(Dataset excerpt):
════════════════════
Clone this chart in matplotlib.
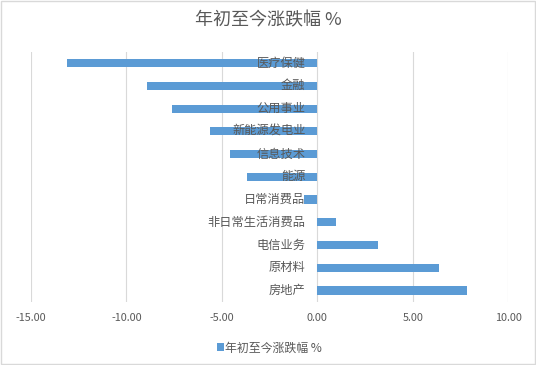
import matplotlib
matplotlib.use("Agg")
import matplotlib.pyplot as plt
from matplotlib.patches import Rectangle

plt.rcParams['font.family'] = ['Noto Sans CJK SC', 'DejaVu Sans']

# 数据（自上而下）
sectors = ['医疗保健', '金融', '公用事业', '新能源发电业', '信息技术', '能源',
           '日常消费品', '非日常生活消费品', '电信业务', '原材料', '房地产']
changes = [-13.1, -8.9, -7.6, -5.6, -4.6, -3.7, -0.7, 1.0, 3.16, 6.4, 7.85]
xticks = [-15, -10, -5, 0, 5, 10]

bar_color = '#5B9BD5'
text_color = '#595959'

fig = plt.figure(figsize=(5.36, 3.65), dpi=100)
ax = fig.add_axes([0.058, 0.173, 0.89, 0.685])

ypos = list(range(len(sectors)))
ax.barh(ypos, changes, height=0.36, color=bar_color, zorder=2,
        label='年初至今涨跌幅 %')
ax.set_ylim(len(sectors) - 0.5, -0.5)
ax.set_xlim(-15, 10)

# 类别标签贴在零线左侧（Excel 风格）
for y, name in zip(ypos, sectors):
    ax.annotate(name, xy=(0, y), xytext=(-8.5, 0), textcoords='offset points',
                ha='right', va='center', fontsize=8.8, color=text_color, zorder=3)

ax.set_yticks([])
ax.set_xticks(xticks)
ax.set_xticklabels([f'{v:.2f}' for v in xticks], fontsize=7.8, color=text_color)
ax.tick_params(axis='x', length=0, pad=8)
ax.grid(axis='x', color='#D9D9D9', linewidth=0.8, zorder=0)
for s in ax.spines.values():
    s.set_visible(False)

fig.suptitle('年初至今涨跌幅 %', y=0.97, fontsize=13, color=text_color)

ax.legend(loc='upper center', bbox_to_anchor=(0.5, -0.115), frameon=False,
          fontsize=8.6, labelcolor=text_color, handlelength=0.6,
          handleheight=0.6, handletextpad=0.1)

fig.patches.append(Rectangle((0.002, 0.003), 0.996, 0.994, transform=fig.transFigure,
                             fill=False, edgecolor='#D9D9D9', linewidth=1))

fig.savefig('out.png', dpi=100)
════════════════════
(Short exercise):
The data above should be repeated exactly, minus any pictures.

(The result):
Clone this chart in matplotlib.
import matplotlib
matplotlib.use("Agg")
import matplotlib.pyplot as plt
from matplotlib.patches import Rectangle

plt.rcParams['font.family'] = ['Noto Sans CJK SC', 'DejaVu Sans']

# 数据（自上而下）
sectors = ['医疗保健', '金融', '公用事业', '新能源发电业', '信息技术', '能源',
           '日常消费品', '非日常生活消费品', '电信业务', '原材料', '房地产']
changes = [-13.1, -8.9, -7.6, -5.6, -4.6, -3.7, -0.7, 1.0, 3.16, 6.4, 7.85]
xticks = [-15, -10, -5, 0, 5, 10]

bar_color = '#5B9BD5'
text_color = '#595959'

fig = plt.figure(figsize=(5.36, 3.65), dpi=100)
ax = fig.add_axes([0.058, 0.173, 0.89, 0.685])

ypos = list(range(len(sectors)))
ax.barh(ypos, changes, height=0.36, color=bar_color, zorder=2,
        label='年初至今涨跌幅 %')
ax.set_ylim(len(sectors) - 0.5, -0.5)
ax.set_xlim(-15, 10)

# 类别标签贴在零线左侧（Excel 风格）
for y, name in zip(ypos, sectors):
    ax.annotate(name, xy=(0, y), xytext=(-8.5, 0), textcoords='offset points',
                ha='right', va='center', fontsize=8.8, color=text_color, zorder=3)

ax.set_yticks([])
ax.set_xticks(xticks)
ax.set_xticklabels([f'{v:.2f}' for v in xticks], fontsize=7.8, color=text_color)
ax.tick_params(axis='x', length=0, pad=8)
ax.grid(axis='x', color='#D9D9D9', linewidth=0.8, zorder=0)
for s in ax.spines.values():
    s.set_visible(False)

fig.suptitle('年初至今涨跌幅 %', y=0.97, fontsize=13, color=text_color)

ax.legend(loc='upper center', bbox_to_anchor=(0.5, -0.115), frameon=False,
          fontsize=8.6, labelcolor=text_color, handlelength=0.6,
          handleheight=0.6, handletextpad=0.1)

fig.patches.append(Rectangle((0.002, 0.003), 0.996, 0.994, transform=fig.transFigure,
                             fill=False, edgecolor='#D9D9D9', linewidth=1))

fig.savefig('out.png', dpi=100)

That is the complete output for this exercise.